Salerno conosce alla perfezione Zappone, un uomo allegro, ironico, combattivo, gioioso, ma di umore cangiante nonostante l’atteggiamento guascone, per una condizione di salute non eccelsa dopo essere stato ferito nel 1940 in guerra. I due si scrivono delle rispettive collaborazioni, alla Gazzetta del Sud come alla Nazione o al Gazzettino o alla Fiera Letteraria. I due insomma descrivono il panorama letterario nazionale dell’epoca. La Cava e’ un intellettuale aperto e aiuta gli altri intellettuali a trovare asilo: Moravia su Nuovi Argomenti ospita Saverio Montalto mentre Leonardo Sciascia trova spazio a Fortunato Seminara e a Giuseppe Malara.

  Sono quelli gli anni di Domenico Rea che vince il Viareggio e degli altri scrittori italiani che imperversano su giornali e riviste. A La Cava Einaudi pubblica libri mentre Zappone ‘’capisce che il limite e’ dentro di se’: non e’ attrezzato – scrive ancora Santino Salerno – a vivere i riti di una societa’ che insieme alle sue seduzioni ha i suoi veleni, le sue chiusure, le sue miserie. Egli e’ un nuovo arrivato in un mondo fatto di persone legate tra loro da amicizie lontane, da esperienze comuni, da frequentazioni, rapporti consolidati nel tempo e soprattutto un mondo che esige presenza, disponibilita’, efficienza e continue sovraesposizioni’’.

  A Roma Zappone vivra’ dunque come un isolato. Nelle lettere a La Cava emerge un sentimento di rancore e sfiducia verso Leonida Repaci, il grande concittadino palmese che e’ invece una voce autorevole nel mondo culturale romano. Da Repaci aveva inutilmente sperato aiuto e cosi’ il suo ritorno a Palmi e’ quasi un passo obbligato. Va spesso a Bovalino a trovare La Cava, cosi’ come da altri scrittori e saggisti calabresi.

  Il 29 marzo 1954 l’ultima lettera a La Cava per la nascita di Rocco e poi per Marianna l’anno dopo.
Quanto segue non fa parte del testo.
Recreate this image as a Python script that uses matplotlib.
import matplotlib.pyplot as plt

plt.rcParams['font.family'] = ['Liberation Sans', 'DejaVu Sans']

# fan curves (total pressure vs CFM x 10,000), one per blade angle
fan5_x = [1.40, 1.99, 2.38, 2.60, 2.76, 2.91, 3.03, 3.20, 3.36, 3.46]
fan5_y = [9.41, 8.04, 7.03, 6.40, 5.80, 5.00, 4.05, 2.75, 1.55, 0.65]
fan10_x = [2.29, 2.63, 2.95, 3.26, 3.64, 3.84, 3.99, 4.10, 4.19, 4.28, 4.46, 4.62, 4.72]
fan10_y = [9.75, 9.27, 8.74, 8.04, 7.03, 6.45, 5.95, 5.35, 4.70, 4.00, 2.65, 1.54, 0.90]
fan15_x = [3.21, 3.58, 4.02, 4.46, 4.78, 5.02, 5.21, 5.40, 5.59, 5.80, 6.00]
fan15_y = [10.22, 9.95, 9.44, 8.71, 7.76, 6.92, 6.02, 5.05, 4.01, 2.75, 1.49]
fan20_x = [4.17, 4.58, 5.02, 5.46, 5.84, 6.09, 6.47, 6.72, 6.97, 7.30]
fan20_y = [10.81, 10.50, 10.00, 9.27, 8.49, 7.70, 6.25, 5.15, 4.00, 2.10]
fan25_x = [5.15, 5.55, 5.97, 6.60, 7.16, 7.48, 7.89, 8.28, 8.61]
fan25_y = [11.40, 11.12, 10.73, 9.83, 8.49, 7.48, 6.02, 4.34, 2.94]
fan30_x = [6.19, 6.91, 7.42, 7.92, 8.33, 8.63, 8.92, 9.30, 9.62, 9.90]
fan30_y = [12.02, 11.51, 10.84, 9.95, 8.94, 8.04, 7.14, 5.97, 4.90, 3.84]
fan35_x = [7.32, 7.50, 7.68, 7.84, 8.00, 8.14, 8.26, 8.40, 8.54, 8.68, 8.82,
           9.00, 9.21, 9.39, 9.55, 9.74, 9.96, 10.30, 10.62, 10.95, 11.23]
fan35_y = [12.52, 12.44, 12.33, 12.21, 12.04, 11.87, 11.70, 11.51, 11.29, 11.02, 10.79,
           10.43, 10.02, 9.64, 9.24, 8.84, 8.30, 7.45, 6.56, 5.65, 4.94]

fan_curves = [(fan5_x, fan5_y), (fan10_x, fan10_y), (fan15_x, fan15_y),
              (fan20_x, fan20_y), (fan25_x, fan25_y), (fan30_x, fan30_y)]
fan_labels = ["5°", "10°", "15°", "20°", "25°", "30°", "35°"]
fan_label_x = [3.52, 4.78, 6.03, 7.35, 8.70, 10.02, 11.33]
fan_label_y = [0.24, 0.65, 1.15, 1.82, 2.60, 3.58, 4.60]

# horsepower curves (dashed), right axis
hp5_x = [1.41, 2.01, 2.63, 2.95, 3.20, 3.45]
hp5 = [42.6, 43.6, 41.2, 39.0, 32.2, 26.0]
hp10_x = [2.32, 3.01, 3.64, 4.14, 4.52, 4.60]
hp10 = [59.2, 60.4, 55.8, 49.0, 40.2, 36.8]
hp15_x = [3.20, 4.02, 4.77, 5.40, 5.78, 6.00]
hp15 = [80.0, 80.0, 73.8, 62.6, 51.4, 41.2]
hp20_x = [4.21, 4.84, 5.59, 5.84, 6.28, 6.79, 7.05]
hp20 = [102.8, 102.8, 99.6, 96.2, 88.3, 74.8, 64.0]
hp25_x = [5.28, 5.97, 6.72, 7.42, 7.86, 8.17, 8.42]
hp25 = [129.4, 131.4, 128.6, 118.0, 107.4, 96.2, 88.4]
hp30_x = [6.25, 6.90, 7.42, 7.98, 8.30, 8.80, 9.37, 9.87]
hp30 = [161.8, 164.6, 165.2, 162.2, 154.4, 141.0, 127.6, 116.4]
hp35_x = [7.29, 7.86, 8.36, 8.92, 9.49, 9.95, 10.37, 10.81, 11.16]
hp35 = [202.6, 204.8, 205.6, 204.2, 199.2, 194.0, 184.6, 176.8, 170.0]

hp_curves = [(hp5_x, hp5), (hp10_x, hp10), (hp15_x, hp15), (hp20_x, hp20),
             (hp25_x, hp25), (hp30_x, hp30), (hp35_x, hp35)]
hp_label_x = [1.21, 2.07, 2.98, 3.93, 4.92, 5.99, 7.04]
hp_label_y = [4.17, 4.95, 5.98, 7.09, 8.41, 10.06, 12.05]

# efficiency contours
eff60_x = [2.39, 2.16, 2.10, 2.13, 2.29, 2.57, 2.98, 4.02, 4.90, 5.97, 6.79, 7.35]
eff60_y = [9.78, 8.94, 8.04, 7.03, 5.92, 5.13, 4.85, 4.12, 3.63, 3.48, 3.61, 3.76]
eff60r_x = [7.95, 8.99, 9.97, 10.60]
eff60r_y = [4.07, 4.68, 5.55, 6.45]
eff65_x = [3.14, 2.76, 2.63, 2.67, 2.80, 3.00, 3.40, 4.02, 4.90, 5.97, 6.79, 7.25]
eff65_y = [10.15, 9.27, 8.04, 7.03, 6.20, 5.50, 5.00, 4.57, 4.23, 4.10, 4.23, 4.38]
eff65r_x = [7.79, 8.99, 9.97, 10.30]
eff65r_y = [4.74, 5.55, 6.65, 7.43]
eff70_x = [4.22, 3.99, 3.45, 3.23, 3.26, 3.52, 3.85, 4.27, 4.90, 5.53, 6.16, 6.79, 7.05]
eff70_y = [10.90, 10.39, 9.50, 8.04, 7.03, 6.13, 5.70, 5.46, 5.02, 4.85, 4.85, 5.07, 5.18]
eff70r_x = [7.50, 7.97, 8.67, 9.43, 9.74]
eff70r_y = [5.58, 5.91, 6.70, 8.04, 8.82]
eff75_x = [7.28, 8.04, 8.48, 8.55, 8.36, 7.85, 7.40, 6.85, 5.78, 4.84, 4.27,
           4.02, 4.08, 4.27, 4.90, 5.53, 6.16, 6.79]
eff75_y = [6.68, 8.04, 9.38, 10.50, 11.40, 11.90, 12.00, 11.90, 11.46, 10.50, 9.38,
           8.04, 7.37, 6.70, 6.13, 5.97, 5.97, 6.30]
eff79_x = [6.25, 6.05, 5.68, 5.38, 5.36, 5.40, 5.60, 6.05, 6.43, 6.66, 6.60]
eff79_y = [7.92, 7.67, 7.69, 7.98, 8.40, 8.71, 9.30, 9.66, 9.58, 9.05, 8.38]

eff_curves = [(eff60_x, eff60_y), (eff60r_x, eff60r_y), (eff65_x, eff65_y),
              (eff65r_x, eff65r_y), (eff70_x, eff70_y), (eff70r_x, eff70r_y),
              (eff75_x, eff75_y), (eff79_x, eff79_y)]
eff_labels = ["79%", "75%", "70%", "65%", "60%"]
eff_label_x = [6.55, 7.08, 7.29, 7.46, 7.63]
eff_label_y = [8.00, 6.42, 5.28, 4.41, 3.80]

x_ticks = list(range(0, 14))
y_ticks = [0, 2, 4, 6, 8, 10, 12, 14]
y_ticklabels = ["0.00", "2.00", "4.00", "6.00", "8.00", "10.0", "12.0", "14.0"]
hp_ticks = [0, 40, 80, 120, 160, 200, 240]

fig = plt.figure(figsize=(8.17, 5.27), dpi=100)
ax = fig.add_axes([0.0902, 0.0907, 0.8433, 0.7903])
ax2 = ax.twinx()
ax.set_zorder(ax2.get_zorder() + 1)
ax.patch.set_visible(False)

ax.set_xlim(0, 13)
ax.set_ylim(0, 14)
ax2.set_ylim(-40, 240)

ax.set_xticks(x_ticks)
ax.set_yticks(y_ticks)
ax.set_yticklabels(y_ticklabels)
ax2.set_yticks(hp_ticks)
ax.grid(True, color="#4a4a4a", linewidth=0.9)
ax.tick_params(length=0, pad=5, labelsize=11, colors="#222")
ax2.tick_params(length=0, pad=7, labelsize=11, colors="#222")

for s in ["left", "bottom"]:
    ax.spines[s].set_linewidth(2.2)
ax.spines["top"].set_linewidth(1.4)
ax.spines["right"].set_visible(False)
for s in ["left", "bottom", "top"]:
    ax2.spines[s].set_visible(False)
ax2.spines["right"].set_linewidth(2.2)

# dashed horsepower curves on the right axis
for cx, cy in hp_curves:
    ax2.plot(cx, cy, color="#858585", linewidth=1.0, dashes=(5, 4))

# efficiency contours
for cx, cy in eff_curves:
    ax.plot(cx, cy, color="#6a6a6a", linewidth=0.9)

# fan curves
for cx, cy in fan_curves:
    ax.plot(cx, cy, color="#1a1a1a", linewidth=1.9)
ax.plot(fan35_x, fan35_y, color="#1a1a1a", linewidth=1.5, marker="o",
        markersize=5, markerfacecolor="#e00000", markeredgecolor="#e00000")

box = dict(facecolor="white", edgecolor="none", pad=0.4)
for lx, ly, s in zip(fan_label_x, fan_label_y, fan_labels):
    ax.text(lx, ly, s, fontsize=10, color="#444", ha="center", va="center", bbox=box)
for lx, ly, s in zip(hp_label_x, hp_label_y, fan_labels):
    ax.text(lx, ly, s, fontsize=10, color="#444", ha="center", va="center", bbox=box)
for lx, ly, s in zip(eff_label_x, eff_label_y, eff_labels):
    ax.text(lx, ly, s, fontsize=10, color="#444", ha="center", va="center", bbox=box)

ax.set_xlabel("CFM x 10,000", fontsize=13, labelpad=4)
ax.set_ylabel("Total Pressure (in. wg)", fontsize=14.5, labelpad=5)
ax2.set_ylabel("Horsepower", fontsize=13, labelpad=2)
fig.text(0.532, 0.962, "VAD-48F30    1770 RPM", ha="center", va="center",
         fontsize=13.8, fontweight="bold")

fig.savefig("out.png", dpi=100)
Si conclude cosi’ il carteggio ma seguiranno altre lettere, due nel 1960, una del 1968, una nel 1970 e una nel 1975. Poi due nel 1976. Il 21 maggio scrive ‘’sto ancora male e soprattutto m’e’ passata ogni volonta’ e velleità’’. Ai primi di novembre pone fine alla sua vita.

  Questo carteggio, al di là ed oltre le ovvie distinzioni e carature dei due personaggi, mostra pero’ una cosa lampante che ancora oggi caratterizza la vita intellettuale della nostra terra: una condizione di isolamento degli intellettuali meridionali e calabresi i quali, lontano dal dinamismo culturale del centro e del nord ma anche delle storiche capitali del sud come Napoli o Palermo pagano con un surplus di fatica lo svantaggio della perifericita’.

   Il già difficile mestiere di scrivere diventa così, a volte, il più difficile mestiere di vivere.